Bref, cette étude fait état d’un problème réglé (HAP) et de situations problématiques qui s’améliorent tranquillement (BPC et PBDE), mais ces contaminants ont vraisemblablement toujours des effets à la fois sur le système immunitaire des bélugas de l’estuaire et sur leur système endocrinien.
«On peut donc dire que l’environnement chimique des bélugas s’améliore et que cette étude nous permet d’expliquer un peu mieux les causes de mortalité des bélugas: système immunitaire faible qui favorise le développement de maladies infectieuses et hormones perturbées qui compliquent la mise bas, avance le vétérinaire. Mais je ne peux pas dire que je suis très optimiste, les contaminants ne sont qu’un des facteurs de mortalité des bélugas.»
L’environnement: un enjeu de taille
Le Dr Lair ne mâche pas ses mots: les changements climatiques sont tout aussi dangereux pour les populations de bélugas que le sont les contaminants industriels. Le vétérinaire rappelle que le béluga est une espèce arctique qui suit la glace pour se nourrir, mais aussi pour s’abriter lors des tempêtes. Moins il y a de glace dans l’estuaire du Saint-Laurent, plus il devient énergivore pour lui de combattre les vagues, sans parler du réchauffement de l’eau, qui perturbe ses ressources alimentaires.
«Les changements climatiques ont des conséquences sur toute la biodiversité, mais le béluga est une espèce qui y est particulièrement sensible. Il faut changer les règlementations des industries, bannir les contaminants toxiques et surveiller les nouveaux produits qui les remplacent. Mais aussi réduire notre dépendance aux énergies fossiles, limiter notre consommation de biens et services, acheter local, etc.», insiste le chercheur.
Un peu d’histoire…
Au début du 20e siècle, la population de bélugas de l’estuaire du Saint-Laurent était estimée à 9000 individus. Puis, dans les années 1920, une chasse intensive de cet animal a fait descendre la population à 900 individus.

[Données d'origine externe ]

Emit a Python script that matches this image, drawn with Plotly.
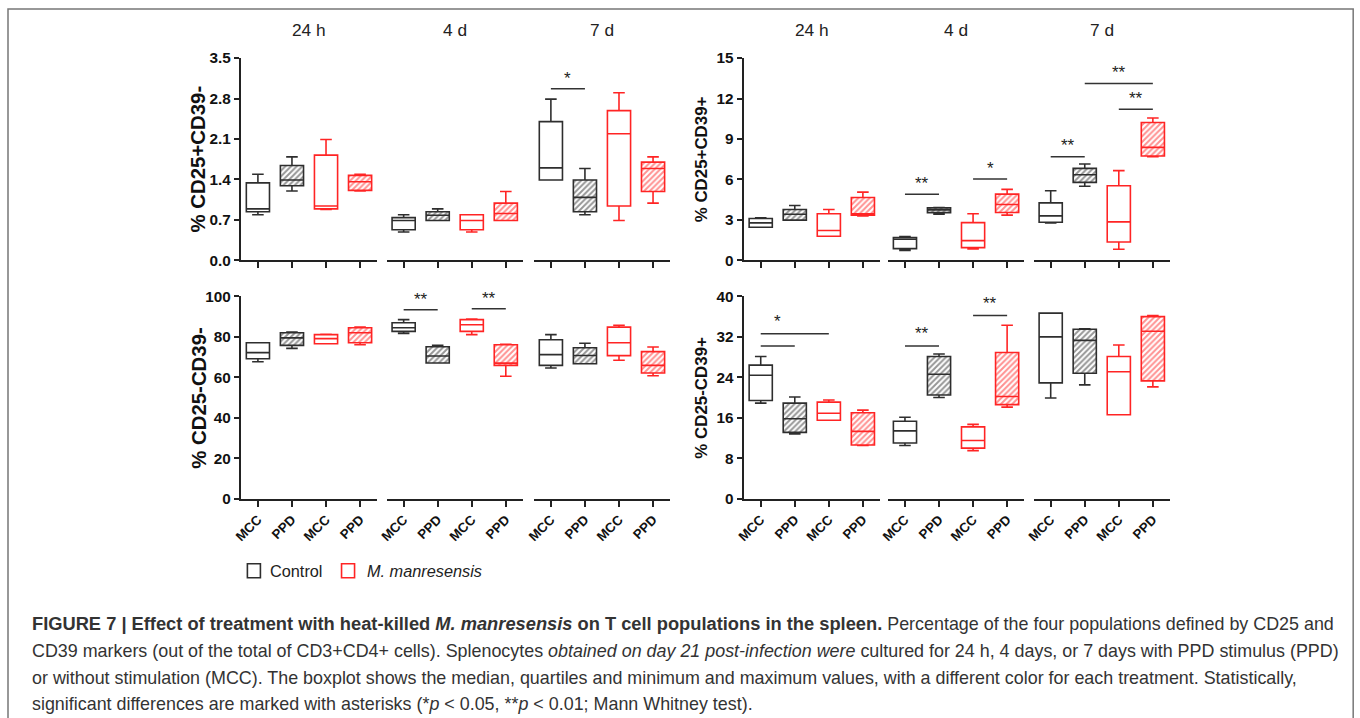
import plotly.graph_objects as go

# ---------------- data ----------------
groups = ["24 h", "4 d", "7 d"]
tick_labels = ["MCC", "PPD", "MCC", "PPD"]
# box order in each group: Control MCC, Control PPD, M. manresensis MCC, M. manresensis PPD

# Panel A: % CD25+CD39-
a_min = [0.79, 1.20, 0.88, 1.20,  0.49, 0.69, 0.49, 0.69,  1.39, 0.79, 0.69, 0.99]
a_q1  = [0.84, 1.29, 0.89, 1.21,  0.53, 0.69, 0.53, 0.69,  1.39, 0.84, 0.94, 1.19]
a_med = [0.89, 1.39, 0.94, 1.36,  0.69, 0.78, 0.69, 0.81,  1.60, 1.09, 2.19, 1.59]
a_q3  = [1.34, 1.64, 1.82, 1.47,  0.74, 0.84, 0.79, 0.99,  2.40, 1.39, 2.59, 1.70]
a_max = [1.49, 1.79, 2.09, 1.49,  0.79, 0.89, 0.79, 1.19,  2.79, 1.59, 2.90, 1.79]

# Panel B: % CD25+CD39+
b_min = [2.45, 2.98, 1.79, 3.30,  0.74, 3.42, 0.84, 3.35,  2.78, 5.50, 0.82, 7.69]
b_q1  = [2.45, 2.98, 1.79, 3.35,  0.87, 3.54, 0.94, 3.55,  2.83, 5.78, 1.36, 7.74]
b_med = [2.78, 3.42, 2.21, 3.45,  1.56, 3.74, 1.46, 4.14,  3.30, 6.35, 2.85, 8.38]
b_q3  = [3.10, 3.77, 3.45, 4.66,  1.69, 3.89, 2.80, 4.91,  4.26, 6.82, 5.53, 10.22]
b_max = [3.15, 4.07, 3.77, 5.06,  1.76, 3.92, 3.45, 5.26,  5.16, 7.14, 6.65, 10.56]

# Panel C: % CD25-CD39-
c_min = [67.7, 74.3, 76.6, 76.1,  81.7, 67.1, 81.1, 60.5,  64.6, 66.7, 68.4, 60.8]
c_q1  = [69.2, 75.8, 76.6, 77.1,  82.7, 67.1, 82.7, 65.9,  65.9, 66.7, 70.7, 62.1]
c_med = [72.2, 79.5, 79.1, 82.0,  84.5, 70.5, 86.0, 67.0,  71.2, 70.8, 77.1, 65.9]
c_q3  = [77.1, 82.0, 81.1, 84.5,  87.0, 75.1, 88.5, 76.1,  78.6, 74.6, 84.8, 72.7]
c_max = [77.1, 82.4, 81.2, 84.8,  88.5, 75.8, 88.8, 76.3,  81.1, 76.8, 85.7, 75.0]

# Panel D: % CD25-CD39+
d_min = [18.9, 12.8, 15.5, 10.5,  10.5, 20.0, 9.5, 18.1,  19.9, 22.5, 16.6, 22.1]
d_q1  = [19.4, 13.1, 15.5, 10.6,  11.0, 20.5, 10.0, 18.6,  22.9, 24.8, 16.6, 23.3]
d_med = [24.4, 15.8, 16.9, 13.3,  13.4, 24.6, 11.5, 20.2,  32.0, 31.3, 25.1, 33.1]
d_q3  = [26.4, 18.9, 19.1, 17.0,  15.3, 28.1, 14.2, 28.9,  36.7, 33.5, 28.1, 36.0]
d_max = [28.1, 20.1, 19.5, 17.5,  16.1, 28.6, 14.7, 34.3,  36.7, 33.6, 30.4, 36.2]

panel_titles = ["% CD25+CD39-", "% CD25+CD39+", "% CD25-CD39-", "% CD25-CD39+"]
panel_ymax = [3.5, 15, 100, 40]
panel_ticks = [["0.0", "0.7", "1.4", "2.1", "2.8", "3.5"],
               ["0", "3", "6", "9", "12", "15"],
               ["0", "20", "40", "60", "80", "100"],
               ["0", "8", "16", "24", "32", "40"]]

# significance: panel, group, from box, to box, line y, star y, text
sig_panel = [0, 1, 1, 1, 1, 1, 2, 2, 3, 3, 3, 3]
sig_group = [2, 1, 1, 2, 2, 2, 1, 1, 0, 0, 1, 1]
sig_from  = [0, 0, 2, 0, 2, 1, 0, 2, 0, 0, 0, 2]
sig_to    = [1, 1, 3, 1, 3, 3, 1, 3, 1, 2, 1, 3]
sig_liney = [2.97, 4.91, 6.03, 7.69, 11.21, 13.12, 93.4, 93.9, 30.2, 32.6, 30.2, 36.2]
sig_texty = [3.14, 5.70, 6.80, 8.50, 12.00, 13.90, 98.6, 99.0, None, 35.1, 32.7, 38.5]
sig_text  = ["*", "**", "*", "**", "**", "**", "**", "**", "", "*", "**", "**"]

legend_names = ["Control", "<i>M. manresensis</i>"]

# ---------------- styling / layout ----------------
W, H = 1360, 718
CTRL = "#2e2e2e"
RED = "#ff2424"
box_colors = [CTRL, CTRL, RED, RED]
hatched = [False, True, False, True]
FONT = "Liberation Sans, Arial, Helvetica, sans-serif"


# target screen pixel -> figure pixel (compensates page offset/scale of viewer)
def fx(t):
    return (t - 10) / 0.9925


def fy(t):
    return (t - 9) / 0.975


def px(t):
    return fx(t) / W


def py(t):
    return 1 - fy(t) / H


seg_centers = [[310.5, 456.0, 603.0], [812.5, 956.5, 1102.0]]
half_w = 68
row_y = [(58, 260), (296, 498)]

panels = [
    (a_min, a_q1, a_med, a_q3, a_max),
    (b_min, b_q1, b_med, b_q3, b_max),
    (c_min, c_q1, c_med, c_q3, c_max),
    (d_min, d_q1, d_med, d_q3, d_max),
]

fig = go.Figure()
layout = dict(
    width=W, height=H, margin=dict(l=0, r=0, t=0, b=0),
    paper_bgcolor="white", plot_bgcolor="white",
    showlegend=False, boxmode="overlay", barmode="overlay",
    font=dict(family=FONT, color="#222"),
)
annotations = []
shapes = []


def ax_index(p, s):
    return p * 3 + s + 1


for p in range(4):
    row, col = divmod(p, 2)
    mins, q1s, meds, q3s, maxs = panels[p]
    ymax = panel_ymax[p]
    tvals = [ymax * i / 5 for i in range(6)]
    y0px, y1px = row_y[row]
    ydom = [py(y1px), py(y0px)]
    for s in range(3):
        k = ax_index(p, s)
        xn = "x" if k == 1 else f"x{k}"
        yn = "y" if k == 1 else f"y{k}"
        xl = "xaxis" if k == 1 else f"xaxis{k}"
        yl = "yaxis" if k == 1 else f"yaxis{k}"
        cx = seg_centers[col][s]
        layout[xl] = dict(
            domain=[px(cx - half_w), px(cx + half_w)], anchor=yn,
            range=[-0.5, 3.5], tickvals=[0, 1, 2, 3], ticktext=tick_labels,
            showticklabels=(row == 1), tickangle=-45,
            tickfont=dict(family=FONT, size=13.3, color="#111", weight="bold"),
            ticks="outside", ticklen=6, tickwidth=2, tickcolor="#222",
            showline=True, linewidth=2, linecolor="#222",
            showgrid=False, zeroline=False, fixedrange=True,
        )
        layout[yl] = dict(
            domain=ydom, anchor=xn, range=[0, ymax],
            tickvals=tvals, ticktext=panel_ticks[p],
            tickfont=dict(family=FONT, size=15.3, color="#111", weight="bold"),
            ticks="outside", ticklen=5, tickwidth=2, tickcolor="#222",
            showline=(s == 0), linewidth=2, linecolor="#222",
            showticklabels=(s == 0), showgrid=False, zeroline=False,
            fixedrange=True,
        )
        if s != 0:
            layout[yl]["ticks"] = ""
        # boxes of this group
        for b in range(4):
            i = s * 4 + b
            color = box_colors[b]
            if hatched[b]:
                fig.add_trace(go.Bar(
                    x=[b], y=[q3s[i] - q1s[i]], base=[q1s[i]], width=0.68,
                    marker=dict(color="white", line=dict(width=0),
                                pattern=dict(shape="/", fgcolor=color,
                                             bgcolor="white", size=4,
                                             solidity=0.5)),
                    xaxis=xn, yaxis=yn, hoverinfo="skip",
                ))
            fig.add_trace(go.Box(
                x=[b], q1=[q1s[i]], median=[meds[i]], q3=[q3s[i]],
                lowerfence=[mins[i]], upperfence=[maxs[i]],
                width=0.68, whiskerwidth=0.5,
                line=dict(color=color, width=1.6),
                fillcolor="rgba(0,0,0,0)", boxpoints=False,
                xaxis=xn, yaxis=yn,
            ))
    # y axis title
    tx = 200 if col == 0 else 702
    annotations.append(dict(
        x=px(tx), y=(ydom[0] + ydom[1]) / 2, xref="paper", yref="paper",
        text=f"<b>{panel_titles[p]}</b>", showarrow=False, textangle=-90,
        font=dict(family=FONT, size=20.4 if col == 0 else 16.9, color="#111"),
        xanchor="center", yanchor="middle",
    ))

# group titles
for col in range(2):
    for s in range(3):
        annotations.append(dict(
            x=px(seg_centers[col][s]), y=py(30), xref="paper", yref="paper",
            text=groups[s], showarrow=False,
            font=dict(family=FONT, size=17.3, color="#222"),
            xanchor="center", yanchor="middle",
        ))

# significance bars
for j in range(len(sig_text)):
    k = ax_index(sig_panel[j], sig_group[j])
    xn = "x" if k == 1 else f"x{k}"
    yn = "y" if k == 1 else f"y{k}"
    shapes.append(dict(type="line", xref=xn, yref=yn,
                       x0=sig_from[j], x1=sig_to[j],
                       y0=sig_liney[j], y1=sig_liney[j],
                       line=dict(color="#333", width=1.5)))
    if sig_text[j]:
        xc = (sig_from[j] + sig_to[j]) / 2
        if sig_panel[j] == 3 and sig_group[j] == 0:
            xc = 0.5
        annotations.append(dict(
            x=xc, y=sig_texty[j], xref=xn, yref=yn, text=sig_text[j],
            showarrow=False, font=dict(family=FONT, size=17, color="#222"),
            xanchor="center", yanchor="middle",
        ))

# legend
leg_sq_x = [249, 343]
leg_txt_x = [270, 366]
leg_col = [CTRL, RED]
for i in range(2):
    shapes.append(dict(type="rect", xref="paper", yref="paper",
                       x0=px(leg_sq_x[i]), x1=px(leg_sq_x[i] + 13),
                       y0=py(577), y1=py(563),
                       line=dict(color=leg_col[i], width=1.6),
                       fillcolor="white"))
    annotations.append(dict(
        x=px(leg_txt_x[i]), y=py(570), xref="paper", yref="paper",
        text=legend_names[i], showarrow=False,
        font=dict(family=FONT, size=16.3, color="#222"),
        xanchor="left", yanchor="middle",
    ))

# frame
shapes.append(dict(type="rect", xref="paper", yref="paper",
                   x0=0, x1=px(1353), y0=-0.05, y1=1,
                   line=dict(color="#777", width=1.5), fillcolor="rgba(0,0,0,0)",
                   layer="below"))

# caption
caption_lines = [
    "<b><span style=\"font-size:18.3px\">FIGURE 7 | Effect of treatment with heat-killed <i>M. manresensis</i> "
    "on T cell populations in the spleen.</span></b> "
    "Percentage of the four populations defined by CD25 and",
    "CD39 markers (out of the total of CD3+CD4+ cells). Splenocytes <i>obtained on day 21 post-infection were</i> "
    "cultured for 24 h, 4 days, or 7 days with PPD stimulus (PPD)",
    "or without stimulation (MCC). The boxplot shows the median, quartiles and minimum and maximum values, "
    "with a different color for each treatment. Statistically,",
    "significant differences are marked with asterisks (*<i>p</i> &lt; 0.05, **<i>p</i> &lt; 0.01; Mann Whitney test).",
]
cap_y = [623, 650, 677, 703]
for line, yy in zip(caption_lines, cap_y):
    annotations.append(dict(
        x=px(32), y=py(yy), xref="paper", yref="paper", text=line,
        showarrow=False, font=dict(family=FONT, size=17.9, color="#333"),
        xanchor="left", yanchor="middle", align="left",
    ))

layout["annotations"] = annotations
layout["shapes"] = shapes
fig.update_layout(**layout)
fig.write_html(
    "out.html",
    config={"displayModeBar": False},
    post_script=(
        "var gd=document.getElementById('{plot_id}');"
        "var de=document.documentElement, bd=document.body;"
        "de.style.margin='0px';de.style.padding='0px';de.style.overflow='hidden';"
        "bd.style.margin='0px';bd.style.padding='0px';bd.style.overflow='hidden';"
        "gd.style.position='fixed';gd.style.left='0px';gd.style.top='0px';"
    ),
)
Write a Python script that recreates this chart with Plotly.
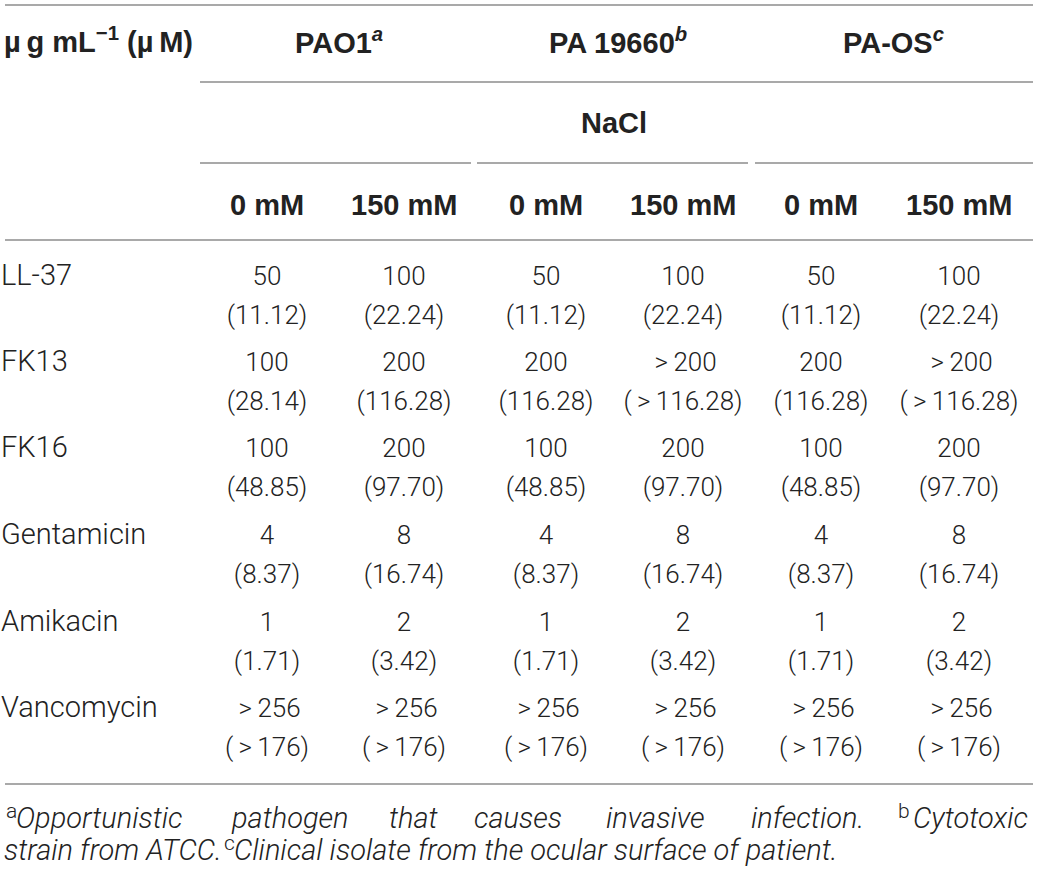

Une fois cette pratique interdite, les scientifiques ont pensé que ce nombre pourrait remonter. Or, les spécialistes ont été confrontés à une stabilité de la population ou plutôt à une absence de croissance.
Dans les années 1980, la Faculté de médecine vétérinaire de l’Université de Montréal, soutenue par Pêches et Océans Canada, a alors mis sur pied un programme d’examen post mortem systématique des bélugas échoués le long des côtes de l’estuaire pour déterminer le rôle de la pollution et des agents infectieux dans la mortalité de ces baleines.
L’étude rapportée dans cet article couronne donc 40 ans d’engagement de la faculté dans l’analyse pathologique et toxicologique des bélugas retrouvés morts sur les rives du Saint-Laurent.